29
June
2022
|
10:35
Europe/London

American Studies students receive BAAS recognition for outstanding essays

Samantha Barker, a final-year undergraduate student, has been announced as the joint-winner for her essay on gentrification in Harlem, while Anya Carr, a first-year student, received one of two honourable mentions for her essay on Native Americans within U

Each year, the British Association of American Studies (BAAS) seeks essays that explore an aspect of the American experience, researched and written by UK-based undergraduate students. 

Essays engaging with current issues like racial and environmental justice are of particular interest to the judging panel. Last year’s winner, a student from University College London (UCL), approached the subject of Black Lives Matter and the nature of protest, and this year, Samantha’s winning essay similarly tackled racial themes. 

In response to whether the gentrification of Harlem after 1980 was led by external forces and whether this led to a white takeover, Samantha concluded: “[T]he effects of gentrification are now clear. If there had not yet been a white ‘take-over’ in population by the early 2000s, Harlem is surely on its way there today […] Despite the work of internal forces and community organisation groups to see improvements in Harlem for its long-term residents, the ‘pockets’ of black history were being, and continue to be, overwritten by larger, external forces.”

Samantha takes home a prize of £250, and will have the chance to participate in workshops with the editors of the Journal of American Studiesand the European Journal of American Culture, as well as other opportunities. 

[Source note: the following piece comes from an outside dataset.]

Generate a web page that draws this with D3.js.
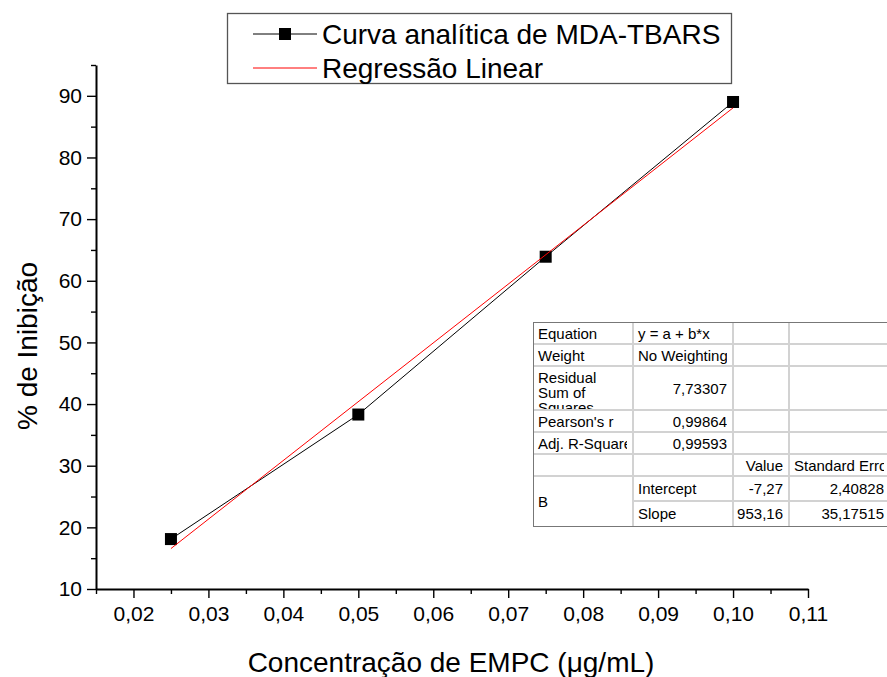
<!DOCTYPE html>
<html>
<head>
<meta charset="utf-8">
<script src="https://cdn.jsdelivr.net/npm/d3@7"></script>
<style>
  html, body { margin: 0; padding: 0; background: #fff; }
  text { font-family: "Liberation Sans", Arial, sans-serif; }
</style>
</head>
<body>
<div id="chart"></div>
<script>
// data
const conc = [0.025, 0.05, 0.075, 0.10];
const inhibition = [18.1, 38.3, 63.9, 89.0];
const fitIntercept = -7.27;
const fitSlope = 953.16;
const xTicks = [0.02, 0.03, 0.04, 0.05, 0.06, 0.07, 0.08, 0.09, 0.10, 0.11];
const xMinor = [0.015, 0.025, 0.035, 0.045, 0.055, 0.065, 0.075, 0.085, 0.095, 0.105];
const yTicks = [10, 20, 30, 40, 50, 60, 70, 80, 90];
const yMinor = [15, 25, 35, 45, 55, 65, 75, 85, 95];
const legendLabels = ["Curva analítica de MDA-TBARS", "Regressão Linear"];

// stats table (Origin style)
const tableRows = [
  ["Equation", "y = a + b*x", "", ""],
  ["Weight", "No Weighting", "", ""],
  ["Residual\nSum of\nSquares", "7,73307", "", ""],
  ["Pearson's r", "0,99864", "", ""],
  ["Adj. R-Square", "0,99593", "", ""],
  ["", "", "Value", "Standard Error"],
  ["B", "Intercept", "-7,27", "2,40828"],
  ["", "Slope", "953,16", "35,17515"]
];

const W = 887, H = 677;
const X0 = 96, X1 = 808, Y0 = 589, Y1 = 65;

const svg = d3.select("#chart").append("svg")
  .attr("width", W).attr("height", H);

const x = d3.scaleLinear().domain([0.015, 0.11]).range([X0, X1]);
const y = d3.scaleLinear().domain([10, 95]).range([Y0, Y1]);

const loc = d3.formatLocale({ decimal: ",", thousands: ".", grouping: [3], currency: ["", ""] });
const fmt2 = loc.format(".2f");

// minor ticks
svg.append("g").attr("transform", `translate(0,${Y0})`)
  .call(d3.axisBottom(x).tickValues(xMinor).tickSize(5).tickFormat(""))
  .call(g => g.select(".domain").remove());
svg.append("g").attr("transform", `translate(${X0},0)`)
  .call(d3.axisLeft(y).tickValues(yMinor).tickSize(5).tickFormat(""))
  .call(g => g.select(".domain").remove());

// major axes
const xAxis = svg.append("g").attr("transform", `translate(0,${Y0})`)
  .call(d3.axisBottom(x).tickValues(xTicks).tickSize(9).tickSizeOuter(0).tickPadding(8).tickFormat(fmt2));
const yAxis = svg.append("g").attr("transform", `translate(${X0},0)`)
  .call(d3.axisLeft(y).tickValues(yTicks).tickSize(9).tickSizeOuter(0).tickPadding(5));

svg.selectAll(".tick line").attr("stroke", "#000").attr("stroke-width", 1.4);
xAxis.select(".domain").attr("stroke-width", 2);
yAxis.select(".domain").attr("stroke-width", 2);
svg.selectAll(".tick text")
  .attr("font-family", "Liberation Sans, Arial, sans-serif")
  .attr("font-size", "21px")
  .attr("fill", "#000");

// axis titles
svg.append("text")
  .attr("x", (X0 + X1) / 2 - 1).attr("y", 672)
  .attr("text-anchor", "middle")
  .attr("font-size", "28px")
  .text("Concentração de EMPC (μg/mL)");

svg.append("text")
  .attr("transform", "translate(37,346) rotate(-90)")
  .attr("text-anchor", "middle")
  .attr("font-size", "28px")
  .text("% de Inibição");

// series
const pts = conc.map((c, i) => ({ c, v: inhibition[i] }));

svg.append("path")
  .datum(pts)
  .attr("fill", "none")
  .attr("stroke", "#000")
  .attr("stroke-width", 1)
  .attr("d", d3.line().x(d => x(d.c)).y(d => y(d.v)));

svg.selectAll(".pt")
  .data(pts)
  .enter().append("rect")
  .attr("class", "pt")
  .attr("x", d => x(d.c) - 6)
  .attr("y", d => y(d.v) - 6)
  .attr("width", 12)
  .attr("height", 12)
  .attr("fill", "#000");

const fitX = [d3.min(conc), d3.max(conc)];
svg.append("path")
  .datum(fitX)
  .attr("fill", "none")
  .attr("stroke", "#ff0000")
  .attr("stroke-width", 1)
  .attr("d", d3.line().x(d => x(d)).y(d => y(fitIntercept + fitSlope * d)));

// legend
const lg = svg.append("g");
lg.append("rect")
  .attr("x", 227.5).attr("y", 13.5).attr("width", 504).attr("height", 70)
  .attr("fill", "#fff").attr("stroke", "#555").attr("stroke-width", 1.3);
lg.append("line")
  .attr("x1", 253).attr("x2", 317).attr("y1", 34).attr("y2", 34)
  .attr("stroke", "#000").attr("stroke-width", 1);
lg.append("rect")
  .attr("x", 279).attr("y", 28).attr("width", 12).attr("height", 12).attr("fill", "#000");
lg.append("line")
  .attr("x1", 253).attr("x2", 317).attr("y1", 68).attr("y2", 68)
  .attr("stroke", "#ff0000").attr("stroke-width", 1);
lg.selectAll(".lt")
  .data(legendLabels)
  .enter().append("text")
  .attr("x", 322)
  .attr("y", (d, i) => 43.5 + i * 34)
  .attr("font-size", "28px")
  .text(d => d);

// stats table
const colX = [533, 633, 733, 789, 890];
const rowY = [322, 344, 366, 410, 432, 454, 476, 501, 526];
const alignRight = (r, c) => (c === 1 && r >= 2 && r <= 4) || (c >= 2 && r >= 6) || (c === 2 && r === 5);

const tb = svg.append("g").attr("font-size", "15px");
tb.append("rect")
  .attr("x", colX[0]).attr("y", rowY[0])
  .attr("width", colX[4] - colX[0]).attr("height", rowY[8] - rowY[0])
  .attr("fill", "#fff");

// grid lines
const defs = svg.append("defs");
rowY.slice(1, -1).forEach((ry, i) => {
  const startX = (i + 1 === 7) ? colX[1] : colX[0];
  tb.append("line")
    .attr("x1", startX).attr("x2", colX[4]).attr("y1", ry).attr("y2", ry)
    .attr("stroke", "#d2d2d2").attr("stroke-width", 2);
});
colX.slice(1, -1).forEach(cx => {
  tb.append("line")
    .attr("x1", cx).attr("x2", cx).attr("y1", rowY[0]).attr("y2", rowY[8])
    .attr("stroke", "#d2d2d2").attr("stroke-width", 2);
});
tb.append("rect")
  .attr("x", colX[0] + 0.5).attr("y", rowY[0] + 0.5)
  .attr("width", colX[4] - colX[0]).attr("height", rowY[8] - rowY[0])
  .attr("fill", "none").attr("stroke", "#777").attr("stroke-width", 1);

tableRows.forEach((row, r) => {
  row.forEach((cell, c) => {
    if (!cell) return;
    let top = rowY[r], bottom = rowY[r + 1];
    if (r === 6 && c === 0) bottom = rowY[8];
    const left = colX[c], right = colX[c + 1];
    const id = `clip-${r}-${c}`;
    defs.append("clipPath").attr("id", id)
      .append("rect").attr("x", left).attr("y", top + 1)
      .attr("width", right - left - 6).attr("height", bottom - top - 2);
    const lines = cell.split("\n");
    const right_ = alignRight(r, c);
    const t = tb.append("text")
      .attr("clip-path", `url(#${id})`)
      .attr("text-anchor", right_ ? "end" : "start");
    const tx = right_ ? right - 6 : left + 5;
    const y0 = lines.length > 1 ? top + 17 : (top + bottom) / 2 + 5.5;
    lines.forEach((ln, k) => {
      t.append("tspan").attr("x", tx).attr("y", y0 + k * 15).text(ln);
    });
  });
});
</script>
</body>
</html>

In addition to Samantha, congratulations are in order for Anya, who received one of two honourable mentions for her essay, ‘To what extent were Native American activists recognized and embraced as allies of US Civil Rights and Black Power groups?

Anya found that Native American activists were recognised and embraced. “In recognising the Black embrace of Native Americans, and, by extension, ‘all poor and oppressed people,’ as allies in a global movement for freedom, intersectionality goes beyond a shared experience of oppression, and becomes in fact a tool of liberation,” she said.

This is a fantastic achievement for Samantha and Anya, and for the American Studies programme as a whole. 

Dr Andrew Fearnley, Lecturer in US History, praised the achievement. 

“We're delighted that our students have received this recognition for their excellent work—on Native activism in the civil rights period, and on the transformation of Harlem at the turn of the twenty-first century. These essays demonstrate the wide range of topics that we address in American Studies, and both show the balance we try to find between historical study and contemporary, political intervention.”